The three modules are indispensable: Contrastive saliency determines "accuracy," spatio-temporal sparsity determines "stability," and concept-agnostic protection determines "generation capability."
Total pruning rate is under 0.3%, suggesting multi-concept unlearning "information" is highly concentrated in very few neurons.
As the number of concepts increases from 2 to 10, FIA's forget accuracy remains linearly low, whereas baselines degrade rapidly.
The same hyperparameters work across three tasks (objects, styles, inappropriate content), verifying its "plug-and-play" promise.

Highlights & Insights¶

Contrastive + Statistical Significance Pruning: Upgrading "importance scores" to a "concept-specific t-test" is a simple yet effective idea transferable to other semantic pruning tasks.
Shared Neuron Observation: Using a simple hit count to identify the "shared base" avoids complex engineering like LLM concept graphs.
Training-free + 0.3% Sparsity: No GPU fine-tuning, no new parameters, and instant rollback (via mask backup) make it highly suitable for regulatory compliance.
Transferability: The strategy of "establishing contrastive response distributions, then performing intersection + shared protection" could be applied to LLM unlearning or vision encoder feature pruning.

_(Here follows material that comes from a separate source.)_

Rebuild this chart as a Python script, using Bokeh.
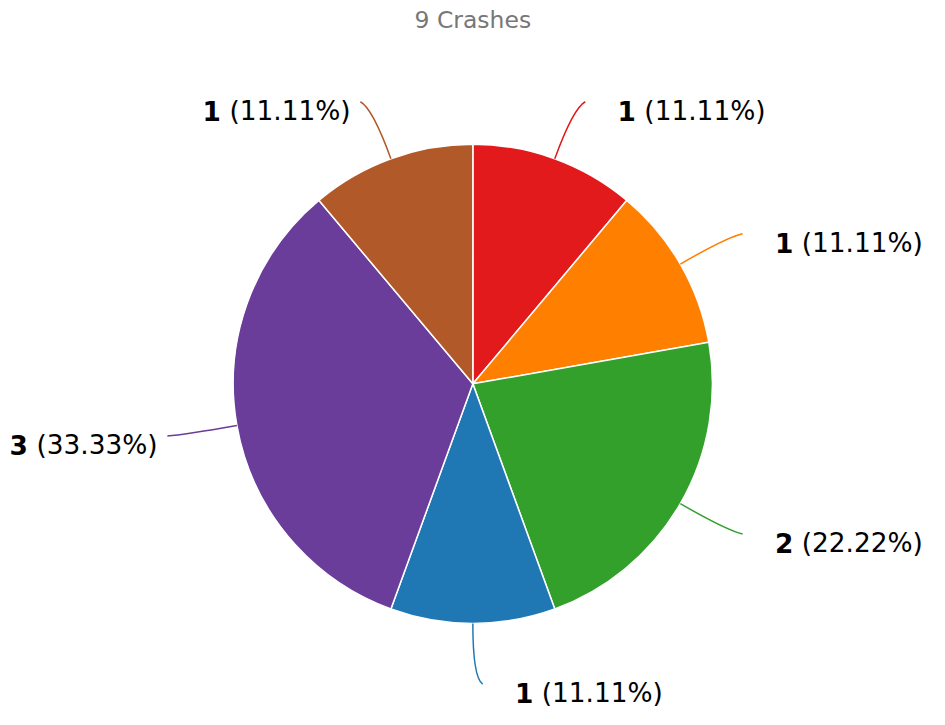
import math
from bokeh.plotting import figure
from bokeh.models import Range1d
from bokeh.core.properties import value
from bokeh.embed import file_html
from bokeh.resources import INLINE

# ---- data ----
counts = [1, 1, 2, 1, 3, 1]
colors = ["#e31a1c", "#ff7f00", "#33a02c", "#1f78b4", "#6a3d9a", "#b15928"]
title_text = f"{sum(counts)} Crashes"

# ---- layout (in reference units, scaled to fit the window) ----
W, H = 929, 709
REF_H = 725
S = H / REF_H                     # px per reference unit
CX, CY, R = 483, 392, 245
FS = 27                           # label font size, reference units
TFS = 24                          # title font size, reference units

REG = {"0": .636, "1": .636, "2": .636, "3": .636, "4": .636, "5": .636, "6": .636,
       "7": .636, "8": .636, "9": .636, " ": .318, "(": .390, ")": .390, ".": .318, "%": .950}
BOLD_DIGIT = .696
FONT = value("DejaVu Sans")


def text_w(s, fs):
    return sum(REG.get(c, .6) for c in s) * fs


def px(fs):
    return f"{fs * S:.2f}px"


p = figure(width=W, height=H, output_backend="svg", toolbar_location=None,
           x_range=Range1d(0, W / S), y_range=Range1d(-REF_H, 0),
           min_border=0, outline_line_color=None, background_fill_color="white")
p.axis.visible = False
p.grid.visible = False

total = sum(counts)
cum = 0.0
for v, col in zip(counts, colors):
    f0 = cum / total
    f1 = (cum + v) / total
    cum += v
    # wedge (clockwise from 12 o'clock)
    p.wedge(x=[CX], y=[-CY], radius=R,
            start_angle=math.pi / 2 - f1 * 2 * math.pi,
            end_angle=math.pi / 2 - f0 * 2 * math.pi,
            direction="anticlock", fill_color=col,
            line_color="white", line_width=1.5)

    mid = (f0 + f1) / 2 * 2 * math.pi
    dx, dy = math.sin(mid), -math.cos(mid)      # page direction
    side = 1 if dx >= 0 else -1
    sx, sy = CX + R * dx, CY + R * dy
    cx_, cy_ = CX + (R + 55) * dx, CY + (R + 55) * dy
    ex, ey = CX + (R + 62) * dx + side * 10, CY + (R + 62) * dy
    p.quadratic(x0=[sx], y0=[-sy], x1=[ex], y1=[-ey], cx=[cx_], cy=[-cy_],
                line_color=col, line_width=1.5)

    num = str(v)
    pct = f"({v / total * 100:.2f}%)"
    ly = -(ey + 9)
    if side > 0:
        x0 = ex + 33
        p.text(x=[x0], y=[ly], text=[num], text_font=FONT,
               text_font_size=px(FS), text_font_style="bold",
               text_align="left", text_baseline="middle", text_color="#000000")
        p.text(x=[x0 + BOLD_DIGIT * FS * len(num) + .318 * FS], y=[ly], text=[pct],
               text_font=FONT, text_font_size=px(FS),
               text_align="left", text_baseline="middle", text_color="#000000")
    else:
        xr = ex - 10
        p.text(x=[xr], y=[ly], text=[pct], text_font=FONT,
               text_font_size=px(FS), text_align="right",
               text_baseline="middle", text_color="#000000")
        p.text(x=[xr - text_w(pct, FS) - .318 * FS], y=[ly], text=[num],
               text_font=FONT, text_font_size=px(FS),
               text_font_style="bold", text_align="right",
               text_baseline="middle", text_color="#000000")

p.text(x=[CX], y=[-20], text=[title_text], text_font=FONT,
       text_font_size=px(TFS), text_align="center", text_baseline="middle",
       text_color="#777777")

open("out.html", "w").write(file_html(p, INLINE))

Limitations & Future Work¶

When target concepts are numerous and semantically overlapping, it may be difficult to find enough "concept-exclusive" neurons, potentially leading to incomplete unlearning.
Validated only on SD v1.4/1.5 and SDXL; sparsity assumptions for DiT-based models (e.g., SD3, Flux) or video diffusion remain unverified.
Contrastive Concept Saliency relies on manual base prompts, which is difficult for abstract concepts like "violence" or "racial stereotypes."
Neuron pruning is a non-learnable binary decision; reactivation risks via adversarial prompts or textual inversion still exist and were not strictly compared against adversarial robust methods like Stereo.
Future work: Use gated masks instead of hard 0/1, extend contrastive saliency beyond cross-attention to self-attention/MLP, and automate the concept-agnostic ratio \(\alpha\).

vs ConceptPrune (CP): Both use training-free pruning, but CP lacks robust multi-concept logic. FIA improves forget acc from 7.34 to 1.9 and CLIP from 27.93 to 29.56 by refining fusion and saliency.
vs MACE / SPM (LoRA Unlearning): FIA outperforms these in deployment cost and efficacy by avoiding per-concept adapters and cumulative errors from closed-form editing.
vs UCE / SPEED / ScaPre (Closed-form Weight Editing): These modify weights and can degrade quality; FIA only zeros out few neurons, preserving generation quality better.
vs SalUn (Gradient Saliency Fine-tuning): FIA approximates neuron contribution via forward activation contrast, avoiding time-consuming and unstable backpropagation.
Insight: Explicitly cargo-fencing "concept-agnostic" neurons could serve as "general capability guardrails" in LLM safety fine-tuning, preventing capability regression during alignment or unlearning.

Rating¶

Novelty: ⭐⭐⭐⭐ reframing unlearning as a "concept-agnostic" sparsity problem is refreshing and applicable to LLMs.
Experimental Thoroughness: ⭐⭐⭐⭐⭐ three tasks, multiple baselines, SDXL generalization, and extensive ablations.
Writing Quality: ⭐⭐⭐⭐ clear pipeline, self-consistent formulas, and intuitive diagrams.
Value: ⭐⭐⭐⭐⭐ training-free, low-sparsity, and plug-and-play; a practical baseline for T2I model compliance.